■ What is asked: Restate, exactly and without pictures, the lines from the start of the listing below through the line holding "1300, 1400, 1500]".

— START Recorded information —

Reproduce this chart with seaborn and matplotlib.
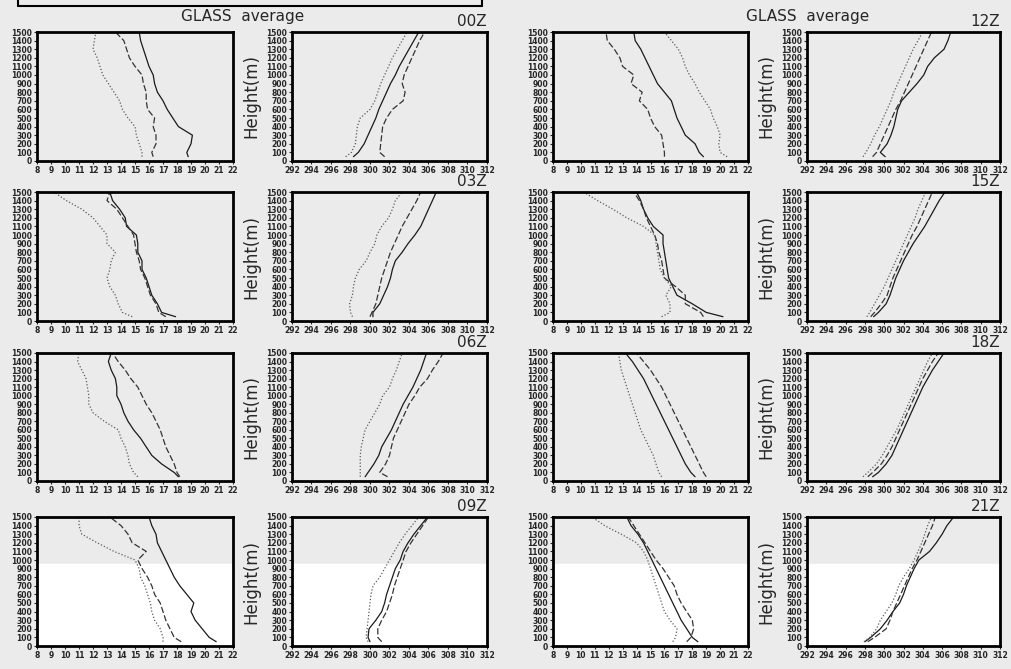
import numpy as np
import pandas as pd
import seaborn as sns
import matplotlib.pyplot as plt

# heights (m) where profiles were read
heights = [50, 100, 200, 300, 400, 500, 600, 700, 800, 900, 1000, 1100, 1200, 1300, 1400, 1500]

# mixing ratio (g/kg): solid, dashed, dotted
q_00 = [[18.8, 18.7, 19.0, 19.1, 18.1, 17.7, 17.3, 17.0, 16.6, 16.4, 16.3, 16.0, 15.8, 15.6, 15.4, 15.3],
        [16.3, 16.2, 16.5, 16.5, 16.3, 16.4, 15.9, 15.8, 15.8, 15.6, 15.5, 15.0, 14.6, 14.4, 14.2, 13.6],
        [15.5, 15.5, 15.3, 15.1, 15.0, 14.5, 14.1, 13.9, 13.5, 13.1, 12.7, 12.5, 12.3, 12.0, 12.1, 12.2]]
q_03 = [[17.9, 16.9, 16.6, 16.2, 16.0, 15.8, 15.5, 15.5, 15.2, 15.2, 15.1, 14.4, 14.3, 13.9, 13.4, 13.2],
        [17.2, 16.7, 16.5, 16.1, 15.9, 15.7, 15.4, 15.3, 15.1, 15.0, 14.9, 14.5, 14.1, 13.7, 13.0, 13.2],
        [14.8, 14.1, 13.8, 13.6, 13.2, 13.0, 13.2, 13.3, 13.6, 13.0, 13.0, 12.5, 12.0, 11.2, 10.1, 9.2]]
q_06 = [[18.1, 17.8, 16.9, 16.2, 15.8, 15.4, 14.9, 14.5, 14.2, 14.0, 13.7, 13.7, 13.6, 13.3, 13.1, 13.3],
        [18.2, 18.0, 17.8, 17.5, 17.2, 17.0, 16.8, 16.5, 16.2, 15.8, 15.5, 15.2, 14.7, 14.3, 13.8, 13.4],
        [15.2, 14.9, 14.6, 14.5, 14.3, 14.0, 13.8, 12.8, 12.0, 11.7, 11.7, 11.6, 11.5, 11.2, 10.9, 11.0]]
q_09 = [[20.8, 20.3, 19.8, 19.3, 19.0, 19.2, 18.7, 18.2, 17.8, 17.5, 17.2, 16.9, 16.6, 16.5, 16.2, 16.0],
        [18.3, 17.8, 17.5, 17.2, 17.0, 16.8, 16.4, 16.2, 15.9, 15.5, 15.2, 15.8, 14.8, 14.5, 14.0, 13.2],
        [17.0, 17.0, 16.8, 16.4, 16.2, 16.1, 15.9, 15.7, 15.4, 15.3, 15.0, 13.5, 12.3, 11.2, 11.0, 11.0]]
q_12 = [[18.8, 18.5, 18.2, 17.5, 17.2, 16.9, 16.7, 16.5, 16.0, 15.5, 15.2, 14.9, 14.6, 14.3, 13.9, 13.8],
        [16.0, 16.0, 15.9, 15.8, 15.3, 15.0, 14.8, 14.2, 14.4, 13.6, 13.8, 13.0, 12.8, 12.4, 11.9, 11.8],
        [20.5, 20.0, 19.9, 20.0, 19.8, 19.5, 19.3, 18.9, 18.5, 18.2, 17.8, 17.5, 17.3, 17.0, 16.5, 16.0]]
q_15 = [[20.2, 19.0, 18.0, 16.9, 16.6, 16.3, 16.2, 16.1, 16.0, 15.9, 15.9, 15.2, 14.8, 14.5, 14.3, 14.0],
        [18.8, 18.6, 17.5, 17.5, 16.8, 16.0, 15.9, 15.8, 15.6, 15.5, 15.3, 15.0, 14.7, 14.5, 14.2, 13.8],
        [15.8, 16.4, 16.4, 16.1, 16.5, 16.0, 15.7, 15.6, 15.5, 15.4, 15.3, 14.5, 13.3, 12.3, 11.2, 10.2]]
q_18 = [[18.2, 17.9, 17.5, 17.2, 16.9, 16.6, 16.3, 16.0, 15.7, 15.4, 15.1, 14.8, 14.5, 14.1, 13.7, 13.2],
        [19.0, 18.8, 18.5, 18.2, 17.9, 17.6, 17.3, 17.0, 16.7, 16.4, 16.1, 15.8, 15.4, 15.0, 14.5, 14.0],
        [15.8, 15.6, 15.4, 15.2, 14.9, 14.6, 14.3, 14.1, 13.9, 13.7, 13.5, 13.3, 13.1, 12.9, 12.8, 12.7]]
q_21 = [[18.4, 18.0, 17.6, 17.2, 16.9, 16.6, 16.3, 16.0, 15.7, 15.4, 15.1, 14.8, 14.5, 14.1, 13.6, 13.3],
        [17.6, 17.9, 18.1, 18.0, 17.6, 17.2, 16.9, 16.7, 16.3, 15.9, 15.4, 15.0, 14.6, 14.2, 13.8, 13.4],
        [16.6, 16.8, 16.9, 16.4, 16.0, 15.8, 15.6, 15.4, 15.2, 15.0, 14.8, 14.5, 14.0, 12.9, 11.7, 10.8]]

# potential temperature (K): solid, dashed, dotted
th_00 = [[298.3, 298.8, 299.4, 299.8, 300.2, 300.6, 300.9, 301.3, 301.7, 302.1, 302.6, 303.0, 303.5, 304.0, 304.5, 305.0],
         [301.5, 301.0, 301.1, 301.2, 301.3, 301.7, 302.3, 303.4, 303.6, 303.3, 303.5, 303.9, 304.3, 304.7, 305.1, 305.6],
         [297.5, 298.1, 298.5, 298.6, 298.7, 299.0, 300.0, 300.5, 300.8, 301.1, 301.5, 301.9, 302.3, 302.8, 303.3, 303.8]]
th_03 = [[300.3, 300.3, 301.0, 301.4, 301.8, 302.1, 302.3, 302.6, 303.3, 303.9, 304.6, 305.2, 305.6, 306.0, 306.4, 306.8],
         [300.0, 300.2, 300.6, 300.8, 301.0, 301.2, 301.5, 301.8, 302.1, 302.5, 302.9, 303.3, 303.8, 304.3, 304.8, 305.2],
         [298.2, 298.0, 297.9, 298.2, 298.3, 298.5, 298.9, 299.6, 300.0, 300.5, 300.7, 301.2, 301.9, 302.3, 302.6, 303.3]]
th_06 = [[299.5, 299.8, 300.4, 300.9, 301.2, 301.7, 302.2, 302.6, 303.0, 303.4, 303.9, 304.4, 304.8, 305.2, 305.5, 305.8],
         [301.8, 301.0, 301.6, 302.0, 302.2, 302.4, 302.8, 303.2, 303.6, 304.0, 304.6, 305.1, 305.9, 306.4, 307.0, 307.5],
         [299.0, 299.0, 299.0, 299.0, 299.1, 299.3, 299.5, 300.0, 300.5, 301.0, 301.3, 302.0, 302.3, 302.7, 303.0, 303.3]]
th_09 = [[300.0, 299.8, 299.9, 300.6, 301.2, 301.5, 301.7, 302.0, 302.3, 302.6, 303.1, 303.4, 303.9, 304.5, 305.2, 305.9],
         [301.2, 300.8, 300.8, 301.2, 301.7, 302.0, 302.3, 302.5, 302.8, 303.1, 303.4, 303.7, 304.2, 304.8, 305.4, 306.0],
         [299.8, 299.6, 299.7, 299.8, 299.9, 300.0, 300.1, 300.3, 301.0, 301.5, 302.0, 302.5, 303.0, 303.6, 304.3, 305.0]]
th_12 = [[300.1, 299.6, 300.3, 300.7, 301.0, 301.2, 301.4, 301.8, 302.6, 303.4, 304.1, 304.5, 305.2, 306.2, 306.6, 306.9],
         [298.8, 299.2, 299.6, 300.0, 300.4, 300.8, 301.2, 301.7, 302.1, 302.5, 302.9, 303.3, 303.7, 304.1, 304.5, 304.9],
         [297.8, 298.1, 298.6, 299.0, 299.5, 299.9, 300.3, 300.7, 301.0, 301.4, 301.8, 302.2, 302.6, 303.0, 303.5, 304.0]]
th_15 = [[298.9, 299.4, 300.2, 300.6, 300.9, 301.2, 301.6, 302.0, 302.5, 303.0, 303.6, 304.2, 304.7, 305.2, 305.7, 306.3],
         [298.6, 299.0, 299.7, 300.3, 300.6, 300.9, 301.3, 301.7, 302.1, 302.5, 302.9, 303.4, 303.8, 304.2, 304.6, 305.0],
         [298.2, 298.5, 299.0, 299.5, 300.0, 300.4, 300.8, 301.2, 301.6, 302.0, 302.4, 302.8, 303.2, 303.5, 303.9, 304.3]]
th_18 = [[298.8, 299.4, 300.2, 300.8, 301.2, 301.6, 302.0, 302.4, 302.8, 303.2, 303.6, 304.0, 304.5, 305.0, 305.6, 306.2],
         [298.3, 298.8, 299.7, 300.3, 300.8, 301.2, 301.6, 302.0, 302.4, 302.8, 303.2, 303.6, 304.0, 304.5, 305.0, 305.6],
         [297.8, 298.3, 299.2, 299.8, 300.3, 300.8, 301.3, 301.7, 302.1, 302.5, 302.9, 303.3, 303.7, 304.1, 304.5, 305.0]]
th_21 = [[298.0, 298.6, 299.6, 300.3, 300.9, 301.6, 302.0, 302.3, 302.7, 303.1, 303.6, 304.7, 305.4, 306.0, 306.5, 307.2],
         [298.3, 299.0, 300.2, 300.6, 300.9, 301.3, 301.7, 302.1, 302.5, 302.9, 303.4, 303.8, 304.2, 304.6, 305.0, 305.3],
         [297.9, 298.5, 299.2, 299.6, 300.2, 300.8, 301.2, 301.5, 302.0, 302.6, 303.1, 303.5, 303.9, 304.2, 304.5, 304.9]]

times = ["00Z", "03Z", "06Z", "09Z", "12Z", "15Z", "18Z", "21Z"]
q_all = [q_00, q_03, q_06, q_09, q_12, q_15, q_18, q_21]
th_all = [th_00, th_03, th_06, th_09, th_12, th_15, th_18, th_21]

line_names = ["a", "b", "c"]
dash_map = {"a": "", "b": (5, 2), "c": (1, 1.6)}
color_map = {"a": "#1a1a1a", "b": "#333333", "c": "#5a5a5a"}

bg = "#ebebeb"
sns.set_style("white")
plt.rcParams["font.family"] = ["DejaVu Sans"]

fig = plt.figure(figsize=(10.11, 6.69), dpi=100, facecolor=bg)
W, H = 1011.0, 669.0

col_px = [(37, 233), (292, 487), (553, 748), (807, 1000)]
row_px = [(32, 161), (192, 321), (353, 481), (517, 646)]


def frame(vals):
    rows = []
    for name, v in zip(line_names, vals):
        for h, x in zip(heights, v):
            rows.append({"x": x, "z": h, "line": name})
    return pd.DataFrame(rows)


def draw(ax, vals, xlim, xticks):
    ax.set_facecolor(bg)
    df = frame(vals)
    sns.lineplot(data=df, x="x", y="z", hue="line", style="line", dashes=dash_map,
                 palette=color_map, sort=False, estimator=None, lw=0.9,
                 legend=False, ax=ax)
    ax.set_xlim(*xlim)
    ax.set_ylim(0, 1500)
    ax.set_xticks(xticks)
    ax.set_yticks(range(0, 1501, 100))
    ax.tick_params(axis="both", labelsize=5.5, length=2.5, width=0.8, pad=1,
                   direction="out", left=True, bottom=True)
    for lab in ax.get_xticklabels() + ax.get_yticklabels():
        lab.set_fontweight("bold")
    for s in ax.spines.values():
        s.set_linewidth(2.0)
        s.set_color("black")
    ax.set_xlabel("")
    ax.set_ylabel("")


for i in range(8):
    r = i % 4
    c0 = 0 if i < 4 else 2
    top, bot = row_px[r]
    for k, (vals, xlim, xticks) in enumerate([
            (q_all[i], (8, 22), list(range(8, 23))),
            (th_all[i], (292, 312), list(range(292, 313, 2)))]):
        l, rgt = col_px[c0 + k]
        ax = fig.add_axes([l / W, 1 - bot / H, (rgt - l) / W, (bot - top) / H])
        draw(ax, vals, xlim, xticks)
        if r == 3:
            ax.axhspan(0, 950, color="white", zorder=0)
        if k == 1:
            ax.set_ylabel("Height(m)", fontsize=12, labelpad=4)
            ax.text(1.0, 1.02, times[i], transform=ax.transAxes, ha="right",
                    va="bottom", fontsize=11)

# titles
fig.text(243 / W, 1 - 17 / H, "GLASS  average", ha="center", va="center", fontsize=11)
fig.text(808 / W, 1 - 17 / H, "GLASS  average", ha="center", va="center", fontsize=11)

# partial box at the top
fig.add_artist(plt.Line2D([18 / W, 482 / W], [1 - 6 / H, 1 - 6 / H], color="black", lw=1.5))
fig.add_artist(plt.Line2D([18 / W, 18 / W], [1, 1 - 6 / H], color="black", lw=1.5))
fig.add_artist(plt.Line2D([482 / W, 482 / W], [1, 1 - 6 / H], color="black", lw=1.5))

fig.savefig("out.png", dpi=100, facecolor=bg)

— END Recorded information —

■ Exercise result:
Reproduce this chart with seaborn and matplotlib.
import numpy as np
import pandas as pd
import seaborn as sns
import matplotlib.pyplot as plt

# heights (m) where profiles were read
heights = [50, 100, 200, 300, 400, 500, 600, 700, 800, 900, 1000, 1100, 1200, 1300, 1400, 1500]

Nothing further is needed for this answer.